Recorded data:

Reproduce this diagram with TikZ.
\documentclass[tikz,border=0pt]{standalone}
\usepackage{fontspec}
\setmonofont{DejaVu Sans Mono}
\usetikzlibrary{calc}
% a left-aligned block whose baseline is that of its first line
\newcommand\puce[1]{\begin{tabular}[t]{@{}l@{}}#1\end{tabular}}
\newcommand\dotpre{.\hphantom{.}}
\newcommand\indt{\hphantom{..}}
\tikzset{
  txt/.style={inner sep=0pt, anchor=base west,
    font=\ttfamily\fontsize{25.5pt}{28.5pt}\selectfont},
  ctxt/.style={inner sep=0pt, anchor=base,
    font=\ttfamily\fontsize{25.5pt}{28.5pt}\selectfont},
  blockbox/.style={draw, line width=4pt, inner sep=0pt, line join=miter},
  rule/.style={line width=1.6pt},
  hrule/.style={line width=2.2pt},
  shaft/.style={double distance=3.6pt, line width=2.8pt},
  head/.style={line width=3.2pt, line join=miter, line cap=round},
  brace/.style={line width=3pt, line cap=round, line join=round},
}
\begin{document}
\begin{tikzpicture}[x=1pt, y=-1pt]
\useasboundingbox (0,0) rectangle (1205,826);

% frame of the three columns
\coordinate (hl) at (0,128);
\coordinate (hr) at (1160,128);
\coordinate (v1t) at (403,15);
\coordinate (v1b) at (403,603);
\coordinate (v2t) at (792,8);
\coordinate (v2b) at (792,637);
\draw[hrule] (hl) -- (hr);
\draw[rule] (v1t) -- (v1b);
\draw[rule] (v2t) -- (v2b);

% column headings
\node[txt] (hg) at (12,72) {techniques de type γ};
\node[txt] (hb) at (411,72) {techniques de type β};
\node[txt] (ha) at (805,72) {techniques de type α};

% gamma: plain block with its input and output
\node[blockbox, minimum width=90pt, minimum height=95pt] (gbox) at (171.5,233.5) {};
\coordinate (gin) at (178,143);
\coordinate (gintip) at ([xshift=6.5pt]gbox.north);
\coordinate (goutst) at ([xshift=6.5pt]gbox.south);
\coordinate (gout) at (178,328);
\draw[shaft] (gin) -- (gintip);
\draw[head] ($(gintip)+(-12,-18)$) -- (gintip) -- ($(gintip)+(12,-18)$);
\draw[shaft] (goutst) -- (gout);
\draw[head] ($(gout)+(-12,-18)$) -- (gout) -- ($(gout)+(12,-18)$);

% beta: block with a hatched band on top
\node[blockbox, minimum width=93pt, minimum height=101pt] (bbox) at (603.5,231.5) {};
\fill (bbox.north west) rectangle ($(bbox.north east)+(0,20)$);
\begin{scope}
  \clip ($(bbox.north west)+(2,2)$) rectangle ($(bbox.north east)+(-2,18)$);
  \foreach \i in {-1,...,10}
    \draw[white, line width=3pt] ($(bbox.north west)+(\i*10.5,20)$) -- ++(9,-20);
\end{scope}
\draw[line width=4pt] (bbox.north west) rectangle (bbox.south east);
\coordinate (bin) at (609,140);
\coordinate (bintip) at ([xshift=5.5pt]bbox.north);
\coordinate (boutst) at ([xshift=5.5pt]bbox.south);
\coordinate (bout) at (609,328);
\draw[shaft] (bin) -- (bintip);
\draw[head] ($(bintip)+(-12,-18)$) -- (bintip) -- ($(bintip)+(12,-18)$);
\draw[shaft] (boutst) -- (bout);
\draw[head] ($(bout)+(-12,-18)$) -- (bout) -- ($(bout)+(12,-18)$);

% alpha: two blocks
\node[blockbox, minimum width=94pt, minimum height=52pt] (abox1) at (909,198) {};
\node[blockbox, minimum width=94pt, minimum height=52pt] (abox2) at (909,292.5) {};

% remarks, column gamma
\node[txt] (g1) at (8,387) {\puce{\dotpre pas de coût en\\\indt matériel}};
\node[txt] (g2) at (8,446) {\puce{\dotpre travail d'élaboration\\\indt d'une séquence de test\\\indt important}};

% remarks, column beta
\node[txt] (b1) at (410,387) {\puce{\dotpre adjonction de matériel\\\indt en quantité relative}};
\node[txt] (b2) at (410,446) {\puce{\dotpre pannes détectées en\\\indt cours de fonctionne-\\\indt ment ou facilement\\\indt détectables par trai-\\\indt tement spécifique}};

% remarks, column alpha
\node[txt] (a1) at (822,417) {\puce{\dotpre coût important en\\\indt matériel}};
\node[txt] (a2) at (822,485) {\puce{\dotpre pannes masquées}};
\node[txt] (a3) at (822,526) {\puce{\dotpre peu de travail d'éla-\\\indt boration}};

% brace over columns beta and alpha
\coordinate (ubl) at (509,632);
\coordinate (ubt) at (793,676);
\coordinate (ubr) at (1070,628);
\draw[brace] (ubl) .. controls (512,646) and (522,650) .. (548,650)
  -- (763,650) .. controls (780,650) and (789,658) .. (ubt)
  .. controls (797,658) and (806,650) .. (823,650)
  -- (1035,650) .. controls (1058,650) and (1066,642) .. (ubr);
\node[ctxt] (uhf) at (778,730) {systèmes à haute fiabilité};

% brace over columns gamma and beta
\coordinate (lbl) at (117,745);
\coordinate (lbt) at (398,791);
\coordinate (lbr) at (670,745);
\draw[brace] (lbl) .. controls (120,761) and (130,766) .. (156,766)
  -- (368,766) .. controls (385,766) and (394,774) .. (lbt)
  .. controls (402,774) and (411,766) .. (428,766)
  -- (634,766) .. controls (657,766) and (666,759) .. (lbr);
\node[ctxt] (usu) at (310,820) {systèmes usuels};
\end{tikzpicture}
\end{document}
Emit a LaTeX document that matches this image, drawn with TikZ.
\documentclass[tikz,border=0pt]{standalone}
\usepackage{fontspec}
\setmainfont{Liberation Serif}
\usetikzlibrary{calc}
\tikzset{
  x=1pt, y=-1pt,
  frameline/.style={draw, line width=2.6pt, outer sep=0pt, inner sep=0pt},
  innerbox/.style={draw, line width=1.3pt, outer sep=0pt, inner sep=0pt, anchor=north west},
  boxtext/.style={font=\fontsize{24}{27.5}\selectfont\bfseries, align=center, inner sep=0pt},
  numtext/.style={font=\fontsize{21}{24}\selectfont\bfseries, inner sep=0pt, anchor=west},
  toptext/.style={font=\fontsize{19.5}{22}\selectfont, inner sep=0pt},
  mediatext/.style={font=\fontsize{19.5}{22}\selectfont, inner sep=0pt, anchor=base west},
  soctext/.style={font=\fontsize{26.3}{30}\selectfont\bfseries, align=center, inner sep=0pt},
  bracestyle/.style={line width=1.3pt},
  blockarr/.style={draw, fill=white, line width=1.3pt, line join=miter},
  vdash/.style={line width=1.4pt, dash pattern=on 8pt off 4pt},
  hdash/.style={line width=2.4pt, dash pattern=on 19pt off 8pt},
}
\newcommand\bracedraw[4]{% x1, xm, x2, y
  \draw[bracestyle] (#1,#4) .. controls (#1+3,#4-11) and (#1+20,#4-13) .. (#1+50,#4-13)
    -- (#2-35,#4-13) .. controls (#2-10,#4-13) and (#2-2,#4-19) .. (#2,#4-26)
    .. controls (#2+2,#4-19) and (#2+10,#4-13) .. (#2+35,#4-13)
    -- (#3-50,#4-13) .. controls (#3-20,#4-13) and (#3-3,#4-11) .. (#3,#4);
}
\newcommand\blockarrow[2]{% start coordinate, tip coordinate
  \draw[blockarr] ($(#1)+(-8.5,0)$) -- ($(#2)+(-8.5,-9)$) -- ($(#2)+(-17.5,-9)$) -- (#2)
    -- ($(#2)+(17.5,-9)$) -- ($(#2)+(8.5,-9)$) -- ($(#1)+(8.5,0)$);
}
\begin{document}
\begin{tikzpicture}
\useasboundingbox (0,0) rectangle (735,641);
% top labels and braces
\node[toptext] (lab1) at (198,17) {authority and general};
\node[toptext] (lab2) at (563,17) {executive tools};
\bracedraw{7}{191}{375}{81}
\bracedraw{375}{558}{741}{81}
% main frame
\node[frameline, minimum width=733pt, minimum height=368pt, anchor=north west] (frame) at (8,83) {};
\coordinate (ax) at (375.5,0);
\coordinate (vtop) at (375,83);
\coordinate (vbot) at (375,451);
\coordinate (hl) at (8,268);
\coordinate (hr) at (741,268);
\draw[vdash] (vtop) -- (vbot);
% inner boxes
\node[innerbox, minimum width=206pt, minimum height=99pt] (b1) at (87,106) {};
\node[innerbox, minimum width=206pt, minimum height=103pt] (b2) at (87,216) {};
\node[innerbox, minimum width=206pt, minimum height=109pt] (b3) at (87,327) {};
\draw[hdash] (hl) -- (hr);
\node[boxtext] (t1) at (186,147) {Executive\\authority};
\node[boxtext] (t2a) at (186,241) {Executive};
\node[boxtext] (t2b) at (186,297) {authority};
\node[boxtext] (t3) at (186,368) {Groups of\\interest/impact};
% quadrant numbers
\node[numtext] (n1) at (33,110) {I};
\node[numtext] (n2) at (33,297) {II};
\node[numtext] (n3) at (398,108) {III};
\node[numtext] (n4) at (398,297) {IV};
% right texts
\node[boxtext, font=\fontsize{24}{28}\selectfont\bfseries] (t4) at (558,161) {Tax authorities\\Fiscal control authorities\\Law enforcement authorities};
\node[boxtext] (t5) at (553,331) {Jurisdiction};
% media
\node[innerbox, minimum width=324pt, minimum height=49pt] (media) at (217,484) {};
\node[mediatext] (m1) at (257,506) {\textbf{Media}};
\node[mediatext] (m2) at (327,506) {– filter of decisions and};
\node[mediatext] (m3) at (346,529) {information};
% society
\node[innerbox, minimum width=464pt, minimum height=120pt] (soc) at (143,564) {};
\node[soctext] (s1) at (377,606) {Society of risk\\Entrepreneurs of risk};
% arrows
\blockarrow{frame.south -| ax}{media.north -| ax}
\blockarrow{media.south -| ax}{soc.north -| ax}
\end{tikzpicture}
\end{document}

* **WRITTEN PROBLEM**: Determine the number of lines in these entries that contain the word "this", and write only that number.

* **ANSWER IN FULL**: 2